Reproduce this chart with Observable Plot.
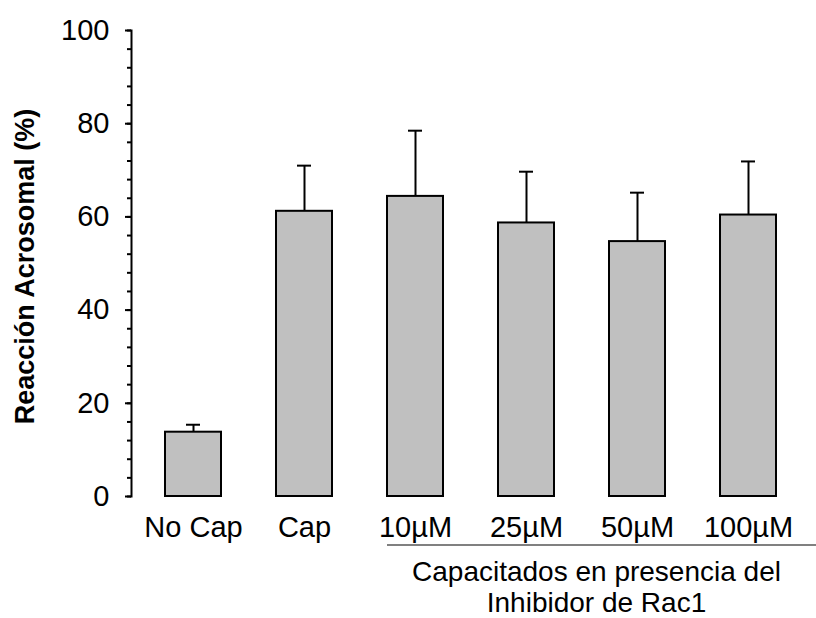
<!DOCTYPE html>
<html>
<head>
<meta charset="utf-8">
<script src="https://cdn.jsdelivr.net/npm/d3@7"></script>
<script src="https://cdn.jsdelivr.net/npm/@observablehq/plot@0.6"></script>
<style>
  html, body { margin: 0; padding: 0; background: white; }
</style>
</head>
<body>
<div id="chart"></div>
<script>
const categories = ["No Cap", "Cap", "10µM", "25µM", "50µM", "100µM"];
const means = [13.8, 61.2, 64.4, 58.7, 54.7, 60.4];
const errors = [1.6, 9.8, 14.1, 11.0, 10.5, 11.5];
const yTicks = [0, 20, 40, 60, 80, 100];
const yMinorTicks = [0, 4, 8, 12, 16, 20, 24, 28, 32, 36, 40, 44, 48, 52, 56, 60, 64, 68, 72, 76, 80, 84, 88, 92, 96, 100];
const yLabel = "Reacción Acrosomal (%)";
const groupFirst = "10µM";
const groupLabelLines = ["Capacitados en presencia del", "Inhibidor de Rac1"];

const data = categories.map((c, i) => ({cat: c, mean: means[i], top: means[i] + errors[i]}));

const W = 816, H = 618, mL = 131, mR = 6, mT = 30, mB = 122;
const font = "'Liberation Sans', Arial, sans-serif";

const plot = Plot.plot({
  width: W,
  height: H,
  marginLeft: mL,
  marginRight: mR,
  marginTop: mT,
  marginBottom: mB,
  style: {fontFamily: font, background: "white", color: "black", overflow: "visible"},
  x: {domain: categories, paddingInner: 0.5, paddingOuter: 0.283, label: null},
  y: {domain: [0, 100], label: null},
  marks: [
    Plot.ruleX(data, {x: "cat", y1: "mean", y2: "top", stroke: "black", strokeWidth: 2}),
    Plot.tickY(data, {x: "cat", y: "top", stroke: "black", strokeWidth: 2, insetLeft: 21, insetRight: 21}),
    Plot.barY(data, {x: "cat", y: "mean", fill: "#c0c0c0", stroke: "black", strokeWidth: 2}),
    Plot.axisY(yMinorTicks, {tickSize: 4, tickFormat: () => "", label: null, strokeWidth: 2}),
    Plot.axisY(yTicks, {tickSize: 6, tickPadding: 16, fontSize: 29, label: null, strokeWidth: 2}),
    Plot.axisX({tickSize: 0, tickPadding: 20, fontSize: 29, label: null}),
    Plot.frame({anchor: "left", strokeWidth: 2}),
    Plot.text([yLabel], {frameAnchor: "left", dx: -106, dy: 3, rotate: -90, textAnchor: "middle", fontSize: 27, fontWeight: "bold", fill: "black"})
  ]
});

document.getElementById("chart").appendChild(plot);

// group underline and group label, positioned with the plot's x scale
const xs = plot.scale("x");
const x0 = xs.apply(groupFirst);
const x1 = W;
const svg = d3.select(plot);
const yBase = H - mB;
svg.append("line")
  .attr("x1", x0).attr("x2", x1)
  .attr("y1", yBase + 49).attr("y2", yBase + 49)
  .attr("stroke", "#808080").attr("stroke-width", 2);
const cx = (x0 + x1) / 2 - 5;
groupLabelLines.forEach((t, i) => {
  svg.append("text")
    .attr("x", cx)
    .attr("y", yBase + 85 + i * 31)
    .attr("text-anchor", "middle")
    .attr("font-size", 28)
    .attr("font-family", font)
    .attr("fill", "black")
    .text(t);
});
</script>
</body>
</html>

• • • • •

## [Exercise brief]
Return every line in the listing that contains the word "chart".

## [Exercise result]
Reproduce this chart with Observable Plot.
<div id="chart"></div>
document.getElementById("chart").appendChild(plot);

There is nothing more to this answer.